_Problem to solve_
Scan the records below for the line containing "What matplotlib code" and the line containing "plt.rcParams['font.family'] = ['Lato', 'DejaVu". Copy both, plus every line between, exactly.

-------------------------

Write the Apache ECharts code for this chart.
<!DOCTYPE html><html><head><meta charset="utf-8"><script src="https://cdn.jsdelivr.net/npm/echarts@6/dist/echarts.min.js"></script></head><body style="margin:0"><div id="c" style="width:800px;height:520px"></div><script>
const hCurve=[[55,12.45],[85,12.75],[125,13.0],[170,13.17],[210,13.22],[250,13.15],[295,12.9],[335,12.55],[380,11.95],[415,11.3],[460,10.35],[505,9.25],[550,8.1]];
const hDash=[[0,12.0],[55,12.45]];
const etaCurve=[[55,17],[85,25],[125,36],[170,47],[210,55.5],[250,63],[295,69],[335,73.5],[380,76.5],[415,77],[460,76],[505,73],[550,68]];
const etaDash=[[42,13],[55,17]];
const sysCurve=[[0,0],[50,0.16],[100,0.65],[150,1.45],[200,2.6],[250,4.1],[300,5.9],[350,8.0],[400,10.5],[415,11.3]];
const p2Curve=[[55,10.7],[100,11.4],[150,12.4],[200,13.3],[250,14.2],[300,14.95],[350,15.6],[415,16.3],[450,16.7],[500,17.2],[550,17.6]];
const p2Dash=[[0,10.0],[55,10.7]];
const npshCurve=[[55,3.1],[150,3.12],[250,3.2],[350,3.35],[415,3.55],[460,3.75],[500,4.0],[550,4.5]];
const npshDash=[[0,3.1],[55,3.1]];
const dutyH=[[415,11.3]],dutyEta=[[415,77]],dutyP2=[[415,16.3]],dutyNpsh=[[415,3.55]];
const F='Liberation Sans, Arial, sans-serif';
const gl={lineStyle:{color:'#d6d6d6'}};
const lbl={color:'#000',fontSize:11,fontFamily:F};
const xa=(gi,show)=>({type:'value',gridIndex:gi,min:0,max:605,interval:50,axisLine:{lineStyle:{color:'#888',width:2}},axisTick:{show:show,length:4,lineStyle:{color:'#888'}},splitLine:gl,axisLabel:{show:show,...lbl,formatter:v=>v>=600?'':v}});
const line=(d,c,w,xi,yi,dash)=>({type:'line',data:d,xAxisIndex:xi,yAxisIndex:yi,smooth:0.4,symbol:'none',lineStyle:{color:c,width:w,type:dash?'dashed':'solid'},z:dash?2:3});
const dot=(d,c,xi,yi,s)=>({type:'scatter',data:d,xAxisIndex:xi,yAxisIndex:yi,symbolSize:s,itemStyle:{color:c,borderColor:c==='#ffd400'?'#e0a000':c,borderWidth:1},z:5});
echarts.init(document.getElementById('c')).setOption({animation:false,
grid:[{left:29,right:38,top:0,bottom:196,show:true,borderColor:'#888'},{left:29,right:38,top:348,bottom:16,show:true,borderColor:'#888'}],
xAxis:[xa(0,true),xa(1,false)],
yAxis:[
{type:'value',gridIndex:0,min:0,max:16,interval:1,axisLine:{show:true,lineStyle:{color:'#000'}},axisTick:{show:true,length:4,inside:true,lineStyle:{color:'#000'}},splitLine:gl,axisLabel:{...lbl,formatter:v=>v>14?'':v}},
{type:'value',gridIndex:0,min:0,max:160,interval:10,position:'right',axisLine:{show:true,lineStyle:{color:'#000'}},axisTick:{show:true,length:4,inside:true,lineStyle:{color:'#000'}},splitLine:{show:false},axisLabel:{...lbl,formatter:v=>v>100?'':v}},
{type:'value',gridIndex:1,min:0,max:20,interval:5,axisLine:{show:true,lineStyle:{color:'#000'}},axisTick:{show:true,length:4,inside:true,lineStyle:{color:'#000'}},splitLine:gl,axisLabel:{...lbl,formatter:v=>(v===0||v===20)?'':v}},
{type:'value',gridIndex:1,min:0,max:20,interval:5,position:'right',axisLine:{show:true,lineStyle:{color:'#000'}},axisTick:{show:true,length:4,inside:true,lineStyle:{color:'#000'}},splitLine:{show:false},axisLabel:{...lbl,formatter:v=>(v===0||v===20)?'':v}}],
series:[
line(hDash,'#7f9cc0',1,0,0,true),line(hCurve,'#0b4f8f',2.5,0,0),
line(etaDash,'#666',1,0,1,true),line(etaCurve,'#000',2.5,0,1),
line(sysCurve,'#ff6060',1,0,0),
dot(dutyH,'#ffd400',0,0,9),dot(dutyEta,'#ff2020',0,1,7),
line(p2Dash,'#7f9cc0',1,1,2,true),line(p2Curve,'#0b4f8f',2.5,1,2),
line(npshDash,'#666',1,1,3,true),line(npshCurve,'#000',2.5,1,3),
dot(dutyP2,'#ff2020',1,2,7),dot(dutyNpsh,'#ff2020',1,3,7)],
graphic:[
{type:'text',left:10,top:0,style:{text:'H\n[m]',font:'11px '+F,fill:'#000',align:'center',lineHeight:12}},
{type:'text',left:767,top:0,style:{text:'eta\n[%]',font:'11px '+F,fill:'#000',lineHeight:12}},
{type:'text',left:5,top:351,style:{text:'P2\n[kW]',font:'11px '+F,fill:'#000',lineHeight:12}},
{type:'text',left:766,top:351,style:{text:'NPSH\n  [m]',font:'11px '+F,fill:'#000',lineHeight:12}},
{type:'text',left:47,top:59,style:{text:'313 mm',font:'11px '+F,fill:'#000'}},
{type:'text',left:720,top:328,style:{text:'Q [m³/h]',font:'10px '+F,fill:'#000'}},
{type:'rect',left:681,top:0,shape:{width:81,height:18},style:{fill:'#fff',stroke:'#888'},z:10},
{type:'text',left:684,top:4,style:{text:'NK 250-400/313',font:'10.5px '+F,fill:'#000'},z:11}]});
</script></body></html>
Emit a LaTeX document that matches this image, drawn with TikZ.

-------------------------

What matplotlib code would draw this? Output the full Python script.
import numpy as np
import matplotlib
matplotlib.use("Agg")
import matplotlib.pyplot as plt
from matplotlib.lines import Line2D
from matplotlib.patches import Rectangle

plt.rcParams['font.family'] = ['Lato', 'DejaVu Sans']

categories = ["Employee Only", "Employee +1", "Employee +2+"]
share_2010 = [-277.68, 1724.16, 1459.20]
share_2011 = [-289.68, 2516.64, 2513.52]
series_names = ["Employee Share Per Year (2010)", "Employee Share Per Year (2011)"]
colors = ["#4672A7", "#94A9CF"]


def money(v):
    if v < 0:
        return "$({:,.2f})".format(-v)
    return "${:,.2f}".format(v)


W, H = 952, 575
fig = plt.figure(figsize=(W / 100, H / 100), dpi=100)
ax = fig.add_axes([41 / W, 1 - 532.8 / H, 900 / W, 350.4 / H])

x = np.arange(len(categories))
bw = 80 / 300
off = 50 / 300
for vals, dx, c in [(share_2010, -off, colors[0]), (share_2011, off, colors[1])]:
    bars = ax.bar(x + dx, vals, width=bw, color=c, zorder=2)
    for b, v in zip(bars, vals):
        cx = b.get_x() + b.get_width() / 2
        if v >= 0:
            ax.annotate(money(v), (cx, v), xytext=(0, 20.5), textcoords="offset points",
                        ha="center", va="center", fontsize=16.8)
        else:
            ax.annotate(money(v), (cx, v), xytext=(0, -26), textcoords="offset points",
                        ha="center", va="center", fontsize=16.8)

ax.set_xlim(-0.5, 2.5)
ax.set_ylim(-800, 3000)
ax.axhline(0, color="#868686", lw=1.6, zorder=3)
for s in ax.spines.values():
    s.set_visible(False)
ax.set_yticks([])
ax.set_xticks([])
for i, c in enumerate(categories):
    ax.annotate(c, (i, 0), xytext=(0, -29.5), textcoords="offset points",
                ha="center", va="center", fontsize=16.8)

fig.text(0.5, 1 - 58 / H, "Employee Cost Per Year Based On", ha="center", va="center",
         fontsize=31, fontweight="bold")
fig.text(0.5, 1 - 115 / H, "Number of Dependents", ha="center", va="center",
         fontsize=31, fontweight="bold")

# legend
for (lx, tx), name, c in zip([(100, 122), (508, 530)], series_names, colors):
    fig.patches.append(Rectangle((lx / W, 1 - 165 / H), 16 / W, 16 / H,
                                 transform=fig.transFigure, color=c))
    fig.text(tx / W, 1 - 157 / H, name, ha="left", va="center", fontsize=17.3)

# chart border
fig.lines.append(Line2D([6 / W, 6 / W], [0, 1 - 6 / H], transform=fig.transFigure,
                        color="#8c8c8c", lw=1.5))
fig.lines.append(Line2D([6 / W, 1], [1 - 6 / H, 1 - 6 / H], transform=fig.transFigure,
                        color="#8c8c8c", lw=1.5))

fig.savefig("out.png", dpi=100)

-------------------------

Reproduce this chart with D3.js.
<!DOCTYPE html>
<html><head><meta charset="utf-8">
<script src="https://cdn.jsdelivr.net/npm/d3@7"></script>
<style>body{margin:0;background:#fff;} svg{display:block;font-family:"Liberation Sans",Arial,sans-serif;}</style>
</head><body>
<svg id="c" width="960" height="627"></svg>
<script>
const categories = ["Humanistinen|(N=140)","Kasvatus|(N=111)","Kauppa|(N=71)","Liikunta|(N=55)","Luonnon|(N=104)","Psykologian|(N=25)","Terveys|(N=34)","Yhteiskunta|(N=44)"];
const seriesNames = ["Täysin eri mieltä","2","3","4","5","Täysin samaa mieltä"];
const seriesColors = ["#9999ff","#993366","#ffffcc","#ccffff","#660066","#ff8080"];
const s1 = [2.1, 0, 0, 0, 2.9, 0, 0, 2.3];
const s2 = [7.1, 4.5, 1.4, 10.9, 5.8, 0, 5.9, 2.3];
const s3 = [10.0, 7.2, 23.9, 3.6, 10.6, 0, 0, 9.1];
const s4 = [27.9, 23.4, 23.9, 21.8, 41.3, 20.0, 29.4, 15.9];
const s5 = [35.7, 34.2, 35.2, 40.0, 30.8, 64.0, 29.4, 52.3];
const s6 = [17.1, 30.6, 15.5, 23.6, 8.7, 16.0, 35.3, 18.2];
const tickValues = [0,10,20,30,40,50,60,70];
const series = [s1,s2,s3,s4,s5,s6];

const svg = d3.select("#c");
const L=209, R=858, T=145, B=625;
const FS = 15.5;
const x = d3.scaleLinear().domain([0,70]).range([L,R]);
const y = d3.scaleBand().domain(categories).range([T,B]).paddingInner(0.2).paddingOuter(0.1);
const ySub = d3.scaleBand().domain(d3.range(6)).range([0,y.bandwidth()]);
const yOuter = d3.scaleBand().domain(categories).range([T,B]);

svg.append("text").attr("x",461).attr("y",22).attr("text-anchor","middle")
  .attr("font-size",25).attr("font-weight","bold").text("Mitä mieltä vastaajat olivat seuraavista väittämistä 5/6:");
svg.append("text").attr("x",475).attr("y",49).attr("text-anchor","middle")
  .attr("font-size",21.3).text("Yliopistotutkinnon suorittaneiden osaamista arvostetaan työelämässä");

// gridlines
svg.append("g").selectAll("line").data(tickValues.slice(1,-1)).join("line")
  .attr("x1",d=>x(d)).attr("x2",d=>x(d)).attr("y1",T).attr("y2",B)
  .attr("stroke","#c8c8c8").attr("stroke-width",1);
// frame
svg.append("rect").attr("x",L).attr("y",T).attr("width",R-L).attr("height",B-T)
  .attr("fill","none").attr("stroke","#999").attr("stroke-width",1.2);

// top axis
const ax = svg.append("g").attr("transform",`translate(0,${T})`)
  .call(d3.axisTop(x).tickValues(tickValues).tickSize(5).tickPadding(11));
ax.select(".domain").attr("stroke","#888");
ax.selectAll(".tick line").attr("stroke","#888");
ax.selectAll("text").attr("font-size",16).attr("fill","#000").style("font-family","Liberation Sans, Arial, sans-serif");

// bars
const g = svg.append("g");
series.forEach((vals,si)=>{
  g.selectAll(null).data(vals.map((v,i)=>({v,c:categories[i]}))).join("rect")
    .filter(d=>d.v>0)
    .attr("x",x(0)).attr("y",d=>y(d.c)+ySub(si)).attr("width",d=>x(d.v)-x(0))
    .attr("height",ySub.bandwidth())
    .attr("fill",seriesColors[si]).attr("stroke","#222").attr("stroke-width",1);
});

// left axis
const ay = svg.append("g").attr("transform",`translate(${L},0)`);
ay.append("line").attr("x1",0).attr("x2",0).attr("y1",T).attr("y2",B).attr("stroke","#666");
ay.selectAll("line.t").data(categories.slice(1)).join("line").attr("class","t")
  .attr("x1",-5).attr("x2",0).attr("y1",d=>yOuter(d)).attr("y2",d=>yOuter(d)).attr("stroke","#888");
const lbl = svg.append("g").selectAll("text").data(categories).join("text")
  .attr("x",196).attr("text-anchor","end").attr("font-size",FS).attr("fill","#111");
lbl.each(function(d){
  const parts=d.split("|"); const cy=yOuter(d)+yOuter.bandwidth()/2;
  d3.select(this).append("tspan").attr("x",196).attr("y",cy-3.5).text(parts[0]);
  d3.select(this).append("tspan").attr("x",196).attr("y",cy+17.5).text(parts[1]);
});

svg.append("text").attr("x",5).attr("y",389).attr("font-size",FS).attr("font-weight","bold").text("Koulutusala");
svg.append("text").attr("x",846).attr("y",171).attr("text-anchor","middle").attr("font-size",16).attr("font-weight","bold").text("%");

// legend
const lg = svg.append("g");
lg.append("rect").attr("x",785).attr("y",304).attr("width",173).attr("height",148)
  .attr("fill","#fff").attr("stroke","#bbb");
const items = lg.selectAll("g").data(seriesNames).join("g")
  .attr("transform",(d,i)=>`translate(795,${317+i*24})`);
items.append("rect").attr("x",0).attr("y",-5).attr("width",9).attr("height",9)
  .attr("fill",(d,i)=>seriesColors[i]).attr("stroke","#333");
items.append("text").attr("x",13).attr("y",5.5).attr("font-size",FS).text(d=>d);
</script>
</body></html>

-------------------------

_Solution for this problem_
What matplotlib code would draw this? Output the full Python script.
import numpy as np
import matplotlib
matplotlib.use("Agg")
import matplotlib.pyplot as plt
from matplotlib.lines import Line2D
from matplotlib.patches import Rectangle

plt.rcParams['font.family'] = ['Lato', 'DejaVu Sans']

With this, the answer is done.